FDA, pharmacy groups support Senate draft compounding legislation

Some disagreement on details at HELP Committee hearing


FDA and pharmacists testifying at the Senate Health, Education, Labor, & Pensions (HELP) Committee hearing today generally supported draft compounding legislation released by the committee on April 26.

With a goal of marking up a compounding bill before Memorial Day, the HELP Committee held the full committee hearing, Pharmaceutical Compounding: Proposed Legislative Solution, to refine the draft proposal with input from stakeholders including FDA and pharmacists representing the National Association of Boards of Pharmacy (NABP), The Pew Charitable Trusts, International Academy of Compounding Pharmacists (IACP), and American Society of Health-System Pharmacists (ASHP).

“From the general tone, I think we’re very, very close,” said Sen. Tom Harkin (D-IA), Chair of the HELP Committee, at the end of the 2-hour hearing.

The witness on the first panel was Janet Woodcock, MD, Director, Center for Drug Evaluation and Research, FDA. “We’re here because of an appalling tragedy,” Woodcock said, referring to the fungal meningitis outbreak linked to the New England Compounding Center that has resulted in at least 55 deaths and 741 illnesses in 20 states, according to the latest counts from CDC. “This bill is a huge step in the right direction.”

Woodcock sought clear authority to look at records particularly in the case of an outbreak and a delayed effective date of compounding legislation.

Asked by Sen. Al Franken (D-MN) whether mom-and-pop pharmacies would have to change their current practices, Woodcock replied, “No, the traditional pharmacy compounding will not substantively change. Period.”

The second panel’s witnesses were Carmen Catizone, MS, BSPharm, Executive Director, NABP; Allan Coukell, BScPharm, Director, Medical Programs, The Pew Charitable Trusts; David G. Miller, BSPharm, Executive Vice President and CEO, IACP; and Kasey K. Thompson, PharmD, Vice President, Office of Policy, Planning, and Communications, ASHP.

Catizone indicated that most provisions in the draft proposal “align well with the approach suggested by the states.” NABP supported FDA authority to “seize any and all records required for oversight of compounding manufacturers” but was “concerned that requirement could create a confusing situation” and called for “better communication”; and NABP believed that non–patient specific intrastate activities fall within the scope and authority of FDA because “the same risks happen with intrastate compounding as with interstate compounding.”

Coukell said he was pleased to support the draft legislation but urged the committee to allow FDA to access records and said some important areas of risk were not addressed by the proposal, including products produced within states.

Miller said, “I think we’re close.
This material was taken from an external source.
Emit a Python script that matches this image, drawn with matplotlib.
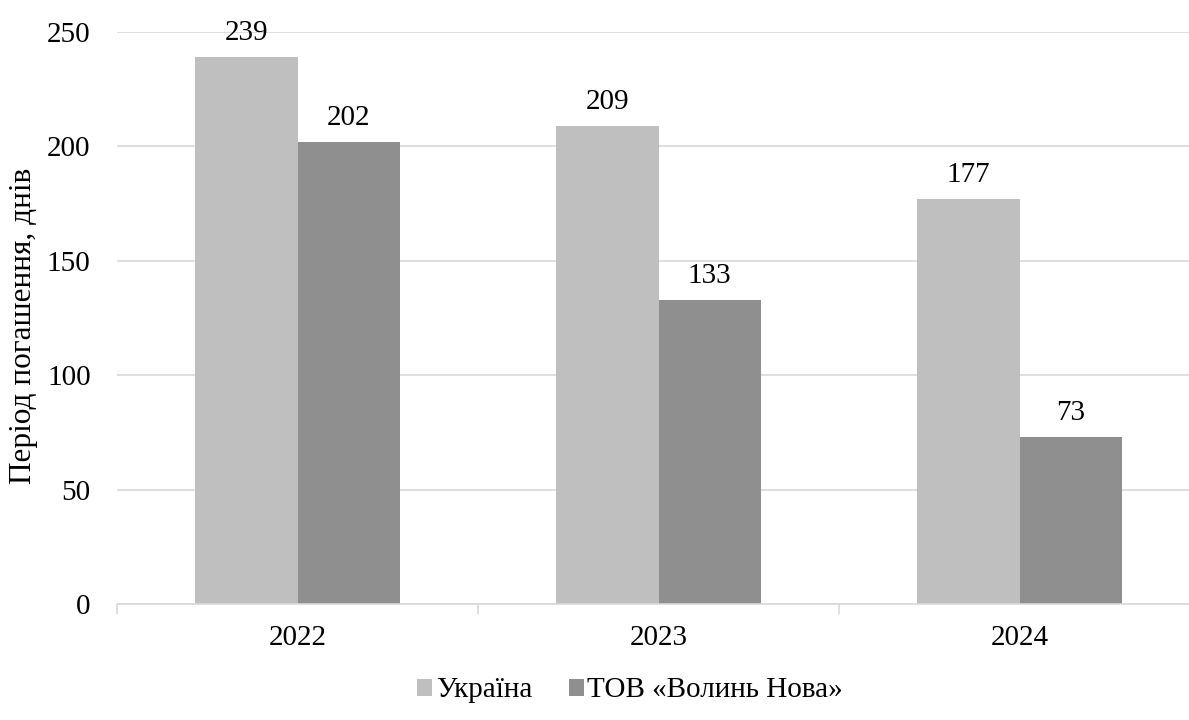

We’re not there yet, but we’re close.” His statement focused on what he called consistency, accountability, and patient protection. In the patient protection category, Miller was opposed to the exemption for hospital pharmacies.

Thompson called the draft proposal “thoughtful and well developed.” He supported the provision exempting health systems from being designated as compounding manufacturers; “hospitals and health systems are not engaged in the retail sale of compounded products but instead for the patients being cared for in their hospitals, health systems, and clinics.”

Harkin asked the four pharmacists whether the draft proposal drew a clear line for FDA and states. They each said “yes,” but Miller added, “With [better] definitions.” Harkin asked the pharmacists whether the draft proposal provided tools for FDA. They each agreed, but Coukell said, “Some tools, not all”; and Thompson said that he supported the user fees but was concerned about general funds for FDA.

Then Harkin zeroed in on areas of disagreement among the pharmacy groups. Noting that Miller had testified hospitals should not be exempt and Thompson had testified in support of the exemption, Harkin asked Catizone and Coukell to weigh in on whether hospital systems should be exempt.

Catizone and Coukell supported the exemption.

Sen. Lamar Alexander (R-TN) pursued the question of FDA access to records.

Catizone repeated that “allowing FDA access to records and giving them authority over state-regulated activities [would] cause confusion.” Miller said that FDA has “always had the ability to access records” and that IACP doesn’t “believe changes to a statute that’s worked for a long time are actually mandated.” Thompson said that “records should stay within the state. If FDA has cause, they shouldn’t be prohibited from accessing records.”

But Coukell said, “It’s hard to carry out responsibilities without ability to access those records.”

Toward the end of the hearing, Sen. Pat Roberts (R-KS), a veteran of previous attempts by Congress to regulate the compounding industry, told Miller, “I’m glad you’re on the stagecoach.”